*RECORDED DATA*:
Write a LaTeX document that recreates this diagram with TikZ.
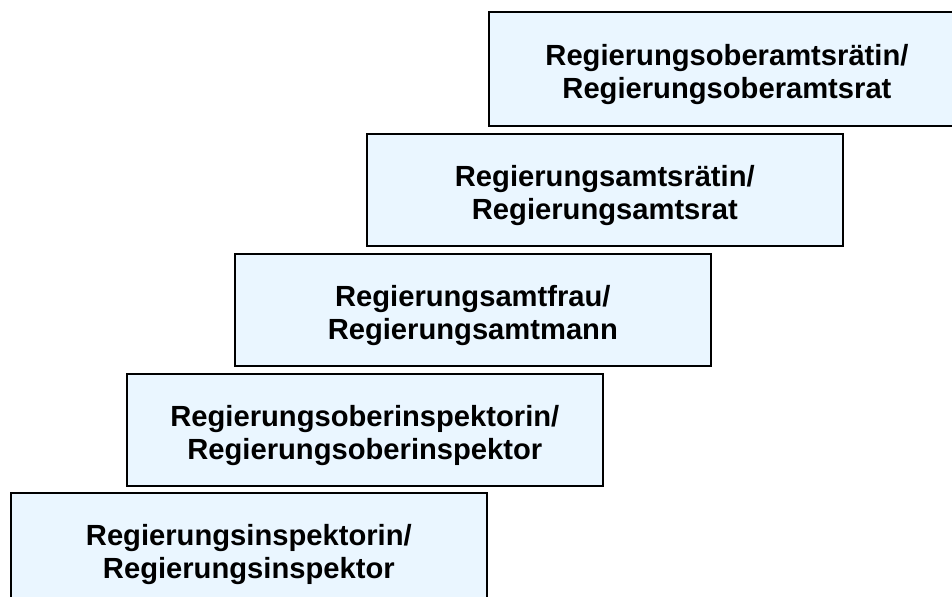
\documentclass[tikz,border=0pt]{standalone}
\usepackage{fontspec}
\setmainfont{Liberation Sans}
\usepackage{xcolor}
\definecolor{stufe}{RGB}{234,246,255}
\tikzset{rang/.style={draw=black,line width=1pt,fill=stufe,anchor=north west,
  minimum width=9.52cm,minimum height=2.24cm,inner sep=0pt},
  titel/.style={inner sep=0pt,align=center,
  font=\fontsize{16.6}{18.7}\selectfont\bfseries}}

\begin{document}
\begin{tikzpicture}[x=0.02cm,y=-0.02cm]
\useasboundingbox (0,0) rectangle (952,597);
\clip (0,0) rectangle (952,597);
% Stufen von unten nach oben
\node[rang] (r1) at (10,492) {};
\node[rang] (r2) at (126,373) {};
\node[rang] (r3) at (234,253) {};
\node[rang] (r4) at (366,133) {};
% oberste Stufe laeuft rechts aus dem Bild
\node[rang,draw=none,minimum width=10.5cm] (r5) at (489,12) {};
\draw[line width=1pt] (r5.north east) -- (r5.north west) -- (r5.south west) -- (r5.south east);

\node[titel] (t1) at ([yshift=-0.11cm]r1.center) {Regierungsinspektorin/\\Regierungsinspektor};
\node[titel] (t2) at ([yshift=-0.11cm]r2.center) {Regierungsoberinspektorin/\\Regierungsoberinspektor};
\node[titel] (t3) at ([yshift=-0.11cm]r3.center) {Regierungsamtfrau/\\Regierungsamtmann};
\node[titel] (t4) at ([yshift=-0.11cm]r4.center) {Regierungsamtsrätin/\\Regierungsamtsrat};
\node[titel] (t5) at ([xshift=4.76cm,yshift=-0.11cm]r5.west) {Regierungsoberamtsrätin/\\Regierungsoberamtsrat};
\end{tikzpicture}
\end{document}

*EXERCISE GOAL*:
Copy the material above exactly and drop the pictures.

*COMPLETE ANSWER*:
Write a LaTeX document that recreates this diagram with TikZ.
\documentclass[tikz,border=0pt]{standalone}
\usepackage{fontspec}
\setmainfont{Liberation Sans}
\usepackage{xcolor}
\definecolor{stufe}{RGB}{234,246,255}
\tikzset{rang/.style={draw=black,line width=1pt,fill=stufe,anchor=north west,
  minimum width=9.52cm,minimum height=2.24cm,inner sep=0pt},
  titel/.style={inner sep=0pt,align=center,
  font=\fontsize{16.6}{18.7}\selectfont\bfseries}}

\begin{document}
\begin{tikzpicture}[x=0.02cm,y=-0.02cm]
\useasboundingbox (0,0) rectangle (952,597);
\clip (0,0) rectangle (952,597);
% Stufen von unten nach oben
\node[rang] (r1) at (10,492) {};
\node[rang] (r2) at (126,373) {};
\node[rang] (r3) at (234,253) {};
\node[rang] (r4) at (366,133) {};
% oberste Stufe laeuft rechts aus dem Bild
\node[rang,draw=none,minimum width=10.5cm] (r5) at (489,12) {};
\draw[line width=1pt] (r5.north east) -- (r5.north west) -- (r5.south west) -- (r5.south east);

\node[titel] (t1) at ([yshift=-0.11cm]r1.center) {Regierungsinspektorin/\\Regierungsinspektor};
\node[titel] (t2) at ([yshift=-0.11cm]r2.center) {Regierungsoberinspektorin/\\Regierungsoberinspektor};
\node[titel] (t3) at ([yshift=-0.11cm]r3.center) {Regierungsamtfrau/\\Regierungsamtmann};
\node[titel] (t4) at ([yshift=-0.11cm]r4.center) {Regierungsamtsrätin/\\Regierungsamtsrat};
\node[titel] (t5) at ([xshift=4.76cm,yshift=-0.11cm]r5.west) {Regierungsoberamtsrätin/\\Regierungsoberamtsrat};
\end{tikzpicture}
\end{document}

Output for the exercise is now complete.